Reproduce the records. Keep every word exact and include no images.

■ ■ ■

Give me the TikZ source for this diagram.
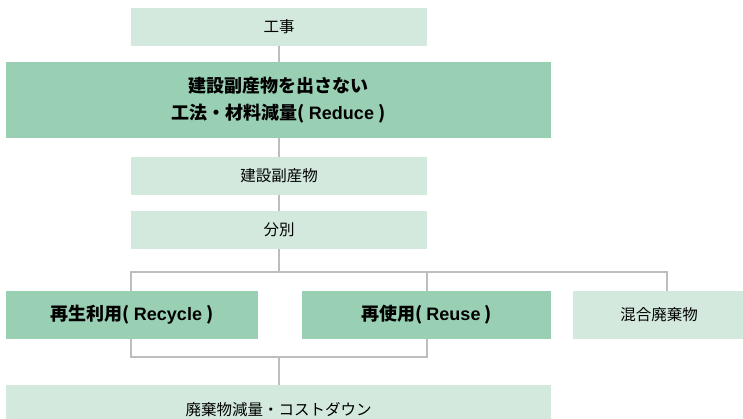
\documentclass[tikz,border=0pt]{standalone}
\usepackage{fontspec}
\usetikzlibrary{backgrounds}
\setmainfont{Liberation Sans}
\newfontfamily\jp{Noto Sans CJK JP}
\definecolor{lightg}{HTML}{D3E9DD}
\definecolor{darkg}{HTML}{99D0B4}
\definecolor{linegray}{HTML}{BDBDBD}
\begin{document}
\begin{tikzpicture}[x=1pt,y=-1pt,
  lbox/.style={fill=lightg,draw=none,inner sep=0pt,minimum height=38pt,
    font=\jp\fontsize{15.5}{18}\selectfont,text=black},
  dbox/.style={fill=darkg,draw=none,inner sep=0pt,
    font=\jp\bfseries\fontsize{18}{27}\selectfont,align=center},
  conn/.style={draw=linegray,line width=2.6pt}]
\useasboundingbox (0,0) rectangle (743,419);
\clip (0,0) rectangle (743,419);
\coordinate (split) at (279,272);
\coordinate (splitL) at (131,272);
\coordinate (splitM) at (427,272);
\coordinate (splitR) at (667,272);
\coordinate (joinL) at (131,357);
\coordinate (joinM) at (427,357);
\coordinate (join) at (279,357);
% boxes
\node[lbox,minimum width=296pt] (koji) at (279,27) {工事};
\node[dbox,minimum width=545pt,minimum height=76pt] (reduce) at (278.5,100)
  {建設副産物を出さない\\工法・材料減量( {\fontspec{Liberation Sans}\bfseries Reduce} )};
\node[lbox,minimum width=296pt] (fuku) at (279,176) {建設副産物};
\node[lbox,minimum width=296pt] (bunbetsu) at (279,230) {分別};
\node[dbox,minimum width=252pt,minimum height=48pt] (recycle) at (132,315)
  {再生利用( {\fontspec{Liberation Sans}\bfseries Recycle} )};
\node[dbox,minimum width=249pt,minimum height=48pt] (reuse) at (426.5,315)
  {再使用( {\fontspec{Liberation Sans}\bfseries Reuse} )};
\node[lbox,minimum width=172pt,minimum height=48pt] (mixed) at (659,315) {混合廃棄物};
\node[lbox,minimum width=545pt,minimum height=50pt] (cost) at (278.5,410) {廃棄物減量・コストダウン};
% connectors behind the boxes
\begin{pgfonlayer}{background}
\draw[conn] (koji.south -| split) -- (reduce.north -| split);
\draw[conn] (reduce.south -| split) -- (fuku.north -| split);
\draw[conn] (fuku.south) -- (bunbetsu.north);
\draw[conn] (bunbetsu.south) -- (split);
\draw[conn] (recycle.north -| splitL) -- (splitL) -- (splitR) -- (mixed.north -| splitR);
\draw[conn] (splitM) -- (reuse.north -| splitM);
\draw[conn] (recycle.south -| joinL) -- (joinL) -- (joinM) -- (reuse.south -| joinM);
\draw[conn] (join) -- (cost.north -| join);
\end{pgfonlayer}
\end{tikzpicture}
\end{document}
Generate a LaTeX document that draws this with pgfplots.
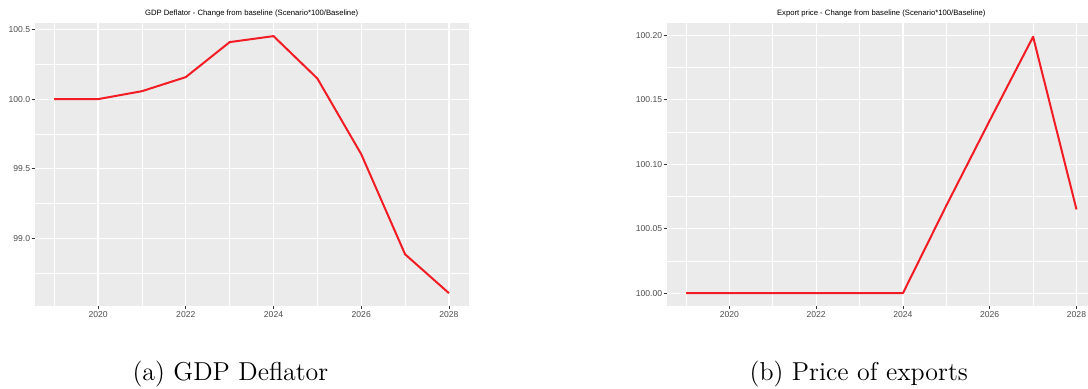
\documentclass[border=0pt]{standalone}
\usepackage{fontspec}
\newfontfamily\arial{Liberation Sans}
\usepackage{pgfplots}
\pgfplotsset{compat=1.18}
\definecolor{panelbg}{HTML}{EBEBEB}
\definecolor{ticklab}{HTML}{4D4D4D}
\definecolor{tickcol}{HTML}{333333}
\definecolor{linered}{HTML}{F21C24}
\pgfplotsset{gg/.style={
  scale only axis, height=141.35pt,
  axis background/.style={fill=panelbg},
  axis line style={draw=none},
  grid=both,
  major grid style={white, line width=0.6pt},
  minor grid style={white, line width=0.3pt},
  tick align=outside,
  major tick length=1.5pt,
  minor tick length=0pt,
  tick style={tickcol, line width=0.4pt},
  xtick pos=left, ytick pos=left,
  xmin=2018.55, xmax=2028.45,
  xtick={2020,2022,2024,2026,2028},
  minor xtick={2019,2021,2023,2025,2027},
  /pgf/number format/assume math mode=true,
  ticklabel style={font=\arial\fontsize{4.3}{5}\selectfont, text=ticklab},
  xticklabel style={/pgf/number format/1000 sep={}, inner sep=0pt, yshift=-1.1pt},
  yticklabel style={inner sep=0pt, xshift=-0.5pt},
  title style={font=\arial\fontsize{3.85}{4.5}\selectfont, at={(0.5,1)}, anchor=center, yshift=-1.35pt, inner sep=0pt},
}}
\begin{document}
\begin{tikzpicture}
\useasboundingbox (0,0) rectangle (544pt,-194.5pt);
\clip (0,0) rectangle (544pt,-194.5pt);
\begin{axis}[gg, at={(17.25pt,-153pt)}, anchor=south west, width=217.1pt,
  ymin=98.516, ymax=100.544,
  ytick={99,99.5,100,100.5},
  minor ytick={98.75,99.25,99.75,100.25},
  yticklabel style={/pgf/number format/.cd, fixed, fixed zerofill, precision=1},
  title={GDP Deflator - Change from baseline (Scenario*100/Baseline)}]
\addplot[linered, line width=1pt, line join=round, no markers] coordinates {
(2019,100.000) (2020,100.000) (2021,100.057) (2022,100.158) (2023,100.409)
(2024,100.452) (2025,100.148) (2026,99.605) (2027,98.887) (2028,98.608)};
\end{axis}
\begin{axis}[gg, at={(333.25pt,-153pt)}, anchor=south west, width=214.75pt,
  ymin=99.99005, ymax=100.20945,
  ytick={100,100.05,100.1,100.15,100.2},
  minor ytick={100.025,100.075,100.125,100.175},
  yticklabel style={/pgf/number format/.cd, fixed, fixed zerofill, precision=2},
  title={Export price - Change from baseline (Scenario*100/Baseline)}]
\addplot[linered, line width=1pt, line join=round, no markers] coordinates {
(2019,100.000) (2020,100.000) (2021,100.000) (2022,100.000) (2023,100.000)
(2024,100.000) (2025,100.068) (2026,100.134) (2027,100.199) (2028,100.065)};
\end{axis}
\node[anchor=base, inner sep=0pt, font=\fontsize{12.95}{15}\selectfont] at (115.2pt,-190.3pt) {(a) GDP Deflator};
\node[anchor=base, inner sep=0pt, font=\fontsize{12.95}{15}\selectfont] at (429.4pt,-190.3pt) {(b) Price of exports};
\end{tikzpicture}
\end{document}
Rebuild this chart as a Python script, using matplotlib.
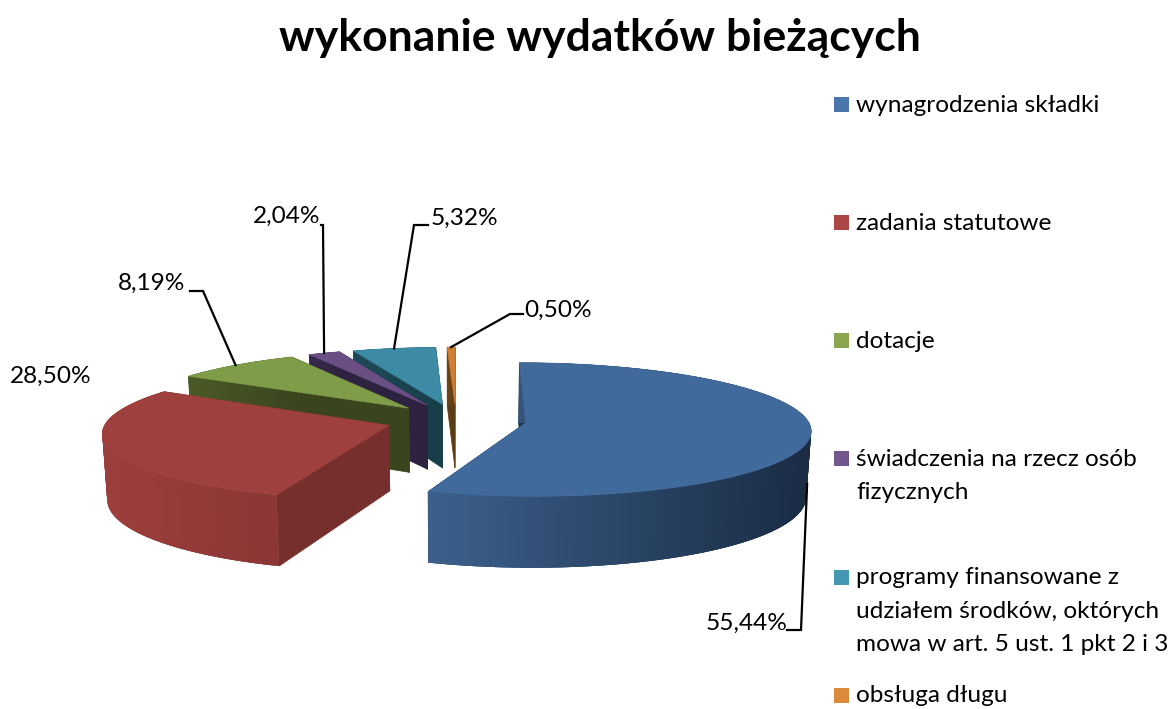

■ ■ ■

*Final result:*
Give me the TikZ source for this diagram.
\documentclass[tikz,border=0pt]{standalone}
\usepackage{fontspec}
\usetikzlibrary{backgrounds}
\setmainfont{Liberation Sans}
\newfontfamily\jp{Noto Sans CJK JP}
\definecolor{lightg}{HTML}{D3E9DD}
\definecolor{darkg}{HTML}{99D0B4}
\definecolor{linegray}{HTML}{BDBDBD}
\begin{document}
\begin{tikzpicture}[x=1pt,y=-1pt,
  lbox/.style={fill=lightg,draw=none,inner sep=0pt,minimum height=38pt,
    font=\jp\fontsize{15.5}{18}\selectfont,text=black},
  dbox/.style={fill=darkg,draw=none,inner sep=0pt,
    font=\jp\bfseries\fontsize{18}{27}\selectfont,align=center},
  conn/.style={draw=linegray,line width=2.6pt}]
\useasboundingbox (0,0) rectangle (743,419);
\clip (0,0) rectangle (743,419);
\coordinate (split) at (279,272);
\coordinate (splitL) at (131,272);
\coordinate (splitM) at (427,272);
\coordinate (splitR) at (667,272);
\coordinate (joinL) at (131,357);
\coordinate (joinM) at (427,357);
\coordinate (join) at (279,357);
% boxes
\node[lbox,minimum width=296pt] (koji) at (279,27) {工事};
\node[dbox,minimum width=545pt,minimum height=76pt] (reduce) at (278.5,100)
  {建設副産物を出さない\\工法・材料減量( {\fontspec{Liberation Sans}\bfseries Reduce} )};
\node[lbox,minimum width=296pt] (fuku) at (279,176) {建設副産物};
\node[lbox,minimum width=296pt] (bunbetsu) at (279,230) {分別};
\node[dbox,minimum width=252pt,minimum height=48pt] (recycle) at (132,315)
  {再生利用( {\fontspec{Liberation Sans}\bfseries Recycle} )};
\node[dbox,minimum width=249pt,minimum height=48pt] (reuse) at (426.5,315)
  {再使用( {\fontspec{Liberation Sans}\bfseries Reuse} )};
\node[lbox,minimum width=172pt,minimum height=48pt] (mixed) at (659,315) {混合廃棄物};
\node[lbox,minimum width=545pt,minimum height=50pt] (cost) at (278.5,410) {廃棄物減量・コストダウン};
% connectors behind the boxes
\begin{pgfonlayer}{background}
\draw[conn] (koji.south -| split) -- (reduce.north -| split);
\draw[conn] (reduce.south -| split) -- (fuku.north -| split);
\draw[conn] (fuku.south) -- (bunbetsu.north);
\draw[conn] (bunbetsu.south) -- (split);
\draw[conn] (recycle.north -| splitL) -- (splitL) -- (splitR) -- (mixed.north -| splitR);
\draw[conn] (splitM) -- (reuse.north -| splitM);
\draw[conn] (recycle.south -| joinL) -- (joinL) -- (joinM) -- (reuse.south -| joinM);
\draw[conn] (join) -- (cost.north -| join);
\end{pgfonlayer}
\end{tikzpicture}
\end{document}
Generate a LaTeX document that draws this with pgfplots.
\documentclass[border=0pt]{standalone}
\usepackage{fontspec}
\newfontfamily\arial{Liberation Sans}
\usepackage{pgfplots}
\pgfplotsset{compat=1.18}
\definecolor{panelbg}{HTML}{EBEBEB}
\definecolor{ticklab}{HTML}{4D4D4D}
\definecolor{tickcol}{HTML}{333333}
\definecolor{linered}{HTML}{F21C24}
\pgfplotsset{gg/.style={
  scale only axis, height=141.35pt,
  axis background/.style={fill=panelbg},
  axis line style={draw=none},
  grid=both,
  major grid style={white, line width=0.6pt},
  minor grid style={white, line width=0.3pt},
  tick align=outside,
  major tick length=1.5pt,
  minor tick length=0pt,
  tick style={tickcol, line width=0.4pt},
  xtick pos=left, ytick pos=left,
  xmin=2018.55, xmax=2028.45,
  xtick={2020,2022,2024,2026,2028},
  minor xtick={2019,2021,2023,2025,2027},
  /pgf/number format/assume math mode=true,
  ticklabel style={font=\arial\fontsize{4.3}{5}\selectfont, text=ticklab},
  xticklabel style={/pgf/number format/1000 sep={}, inner sep=0pt, yshift=-1.1pt},
  yticklabel style={inner sep=0pt, xshift=-0.5pt},
  title style={font=\arial\fontsize{3.85}{4.5}\selectfont, at={(0.5,1)}, anchor=center, yshift=-1.35pt, inner sep=0pt},
}}
\begin{document}
\begin{tikzpicture}
\useasboundingbox (0,0) rectangle (544pt,-194.5pt);
\clip (0,0) rectangle (544pt,-194.5pt);
\begin{axis}[gg, at={(17.25pt,-153pt)}, anchor=south west, width=217.1pt,
  ymin=98.516, ymax=100.544,
  ytick={99,99.5,100,100.5},
  minor ytick={98.75,99.25,99.75,100.25},
  yticklabel style={/pgf/number format/.cd, fixed, fixed zerofill, precision=1},
  title={GDP Deflator - Change from baseline (Scenario*100/Baseline)}]
\addplot[linered, line width=1pt, line join=round, no markers] coordinates {
(2019,100.000) (2020,100.000) (2021,100.057) (2022,100.158) (2023,100.409)
(2024,100.452) (2025,100.148) (2026,99.605) (2027,98.887) (2028,98.608)};
\end{axis}
\begin{axis}[gg, at={(333.25pt,-153pt)}, anchor=south west, width=214.75pt,
  ymin=99.99005, ymax=100.20945,
  ytick={100,100.05,100.1,100.15,100.2},
  minor ytick={100.025,100.075,100.125,100.175},
  yticklabel style={/pgf/number format/.cd, fixed, fixed zerofill, precision=2},
  title={Export price - Change from baseline (Scenario*100/Baseline)}]
\addplot[linered, line width=1pt, line join=round, no markers] coordinates {
(2019,100.000) (2020,100.000) (2021,100.000) (2022,100.000) (2023,100.000)
(2024,100.000) (2025,100.068) (2026,100.134) (2027,100.199) (2028,100.065)};
\end{axis}
\node[anchor=base, inner sep=0pt, font=\fontsize{12.95}{15}\selectfont] at (115.2pt,-190.3pt) {(a) GDP Deflator};
\node[anchor=base, inner sep=0pt, font=\fontsize{12.95}{15}\selectfont] at (429.4pt,-190.3pt) {(b) Price of exports};
\end{tikzpicture}
\end{document}
Rebuild this chart as a Python script, using matplotlib.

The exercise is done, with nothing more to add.